»HINTER DEM HORIZONT«

True Love

Der Himmel sieht aus wie gemalt

Sehnsuchtsvoll versinkt Kinderarzt Chris Nielsen (Robin Wiliams) in das Gemälde seiner Frau Annie (Annabella Sciorra). Er sieht einen Mann, der verlassen neben einem alten Baum steht und auf Berge, Wiesen und einen See blickt. So romantisch, wie man es sonst nur von Bildern Casper David Friedrich kennt. Noch ahnt Chris nicht, daß er bald selbst dort stehen wird. Denn nach einem tragischen Verkehrunfall findet er sich im Jenseits wieder, und dieses Jenseits scheint ein Abbild seiner Phantasie zu sein.
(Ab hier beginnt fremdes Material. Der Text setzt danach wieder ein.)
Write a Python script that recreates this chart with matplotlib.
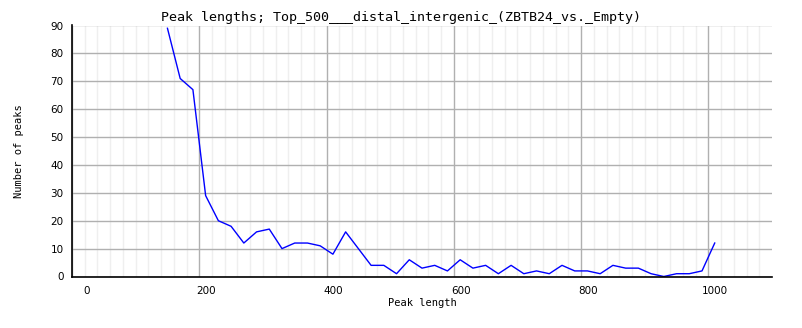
import matplotlib
matplotlib.use("Agg")
import matplotlib.pyplot as plt
import matplotlib.transforms as mtransforms
import numpy as np

# peak length bins (centres) and number of peaks
lengths = [150, 170, 190, 210, 230, 250, 270, 290, 310, 330,
           350, 370, 390, 410, 430, 450, 470, 490, 510, 530,
           550, 570, 590, 610, 630, 650, 670, 690, 710, 730,
           750, 770, 790, 810, 830, 850, 870, 890, 910, 930,
           950, 970, 990, 1010]
counts = [89, 71, 67, 29, 20, 18, 12, 16, 17, 10,
          12, 12, 11, 8, 16, 10, 4, 4, 1, 6,
          3, 4, 2, 6, 3, 4, 1, 4, 1, 2,
          1, 4, 2, 2, 1, 4, 3, 3, 1, 0,
          1, 1, 2, 12]
xticks = [0, 200, 400, 600, 800, 1000]
yticks = [0, 10, 20, 30, 40, 50, 60, 70, 80, 90]

title = "Peak lengths; Top_500___distal_intergenic_(ZBTB24_vs._Empty)"

fig = plt.figure(figsize=(8.02, 3.28), dpi=100)
ax = fig.add_axes([72/802, 51.5/328, 700/802, 251/328])

ax.plot(lengths, counts, color="#0000ff", lw=1.0, zorder=3)

ax.set_xlim(0, 1100)
ax.set_ylim(0, 90)
ax.set_xticks(xticks)
ax.set_xticks(np.arange(0, 1100, 20), minor=True)
ax.set_yticks(yticks)
ax.grid(which="major", color="#b0b0b0", lw=1.0, zorder=1)
ax.grid(which="minor", axis="x", color="#efefef", lw=1.0, zorder=0)
ax.tick_params(which="both", length=0, labelsize=7.5)
ax.tick_params(axis="x", pad=7)
ax.tick_params(axis="y", pad=6)

# labels sit a bit right of their grid line (the "0" even more)
for i, lab in enumerate(ax.get_xticklabels()):
    dx = 15 if i == 0 else 7
    off = mtransforms.ScaledTranslation(dx/100, 0, fig.dpi_scale_trans)
    lab.set_transform(lab.get_transform() + off)

for s in ["top", "right"]:
    ax.spines[s].set_visible(False)
for s in ["left", "bottom"]:
    ax.spines[s].set_color("black")
    ax.spines[s].set_linewidth(1.2)
    ax.spines[s].set_zorder(4)

ax.set_xlabel("Peak length", fontfamily="DejaVu Sans Mono", fontsize=7.5, labelpad=1)
ax.set_ylabel("Number of peaks", fontfamily="DejaVu Sans Mono", fontsize=7.5, labelpad=19)
fig.text(0.5, 1 - 17/328, title, ha="center", va="center",
         fontfamily="DejaVu Sans Mono", fontsize=9.6)

fig.savefig("out.png", dpi=100)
Chris schwimmt in einem Meer aus Farben, die sich zu immer neuen Landschaften zusammensetzen. Doch so wunderbar diese Welt auch ist, Chris findet kein Trost. Er weiß, daß seine über alles geliebte Frau nun allein auf Erden ist. Gemeinsam mußten sie bereits den Tod ihrer beiden Kinder hinnehmen. Aber wird Annie auch mit dem Verlust von Chris fertig werden? Sie schneidet sich die Pulsadern auf und landet geradewegs in der Hölle. Nun liegt es an Chris, ob seine Liebe so stark ist, daß er ihr in den Schlund des Teufels folgt.
Hinter dem Horizont ist eine phantastische Love-Story im Stil von Stadt der Engel und Ghost , in der es um die einzig wahre Liebe geht. Klingt zwar kitschig, doch Regisseur Vincent Ward verliert sich zum Glück nicht allzusehr in Gefühlsduselei, sondern bauscht die einfache Geschichte zu einem visuellen Spektakel auf. Zwar vertraut Ward auf das Spiel seines Stars Robin Williams, der hier endlich mal wieder unter Beweis stellt, daß er mehr als Grimassenschneiden kann, doch die eigentlichen Hauptdarsteller sind die Computer-Animateure. Williams geht, wie die anderen Darsteller auch, in der Pracht der Bilder förmlich unter.
Denn hier erwachen Gemälde zum Leben. Williams wandelt auf der Odyssee nach seiner Frau durch romantische Landschaften, und dann, nahe dem Tor der Hölle, durch Szenarien wie von Bosch.
Man muß kein Kunstliebhaber sein, um von der Wucht der Bilder berauscht zu sein. Daß Farben verschmelzen und sich zu immer neuen Objekten gestalten, ist natürlich der Verdienst von Computer-Animateuren, die eine perfekte Kino-Illusion erzeugen. Dennoch verliert sich der Film nicht in der üblichen Effekt-Maschinerie. Davor schützt auch das bewußt verschleppte Tempo, das Ward einsetzt. Es geht ihm nicht nur darum, mit visuellen Gimmicks Spannung zu erzeugen, sondern den Zuschauer auf behutsame Weise in den Bann der Bilder zu ziehen.
Erfreulich, daß diese fulminante Trick-Technik nicht schon wieder für das Erwachen eines mutierten Comichelden à la "Spawn" oder einer Kreatur wie "Godzilla" genutzt wurde, sondern einzig und allein zur Erzeugung einer Stimmung dienlich ist. Sollte es im Himmel tatsächlich so harmonisch zugehen, dürfte das Sterben gar nicht mehr so schlimm sein.
Nur gegen Ende wird noch einmal tüchtig auf die Tränendrüse gedrückt, und besonders Gattin Annabella läuft zu neunzig Prozent des Films mit verheulten Gesicht herum. Aber ein Happy-End ist unvermeidlich. Wie auch sonst, wenn es um die wahre Liebe geht.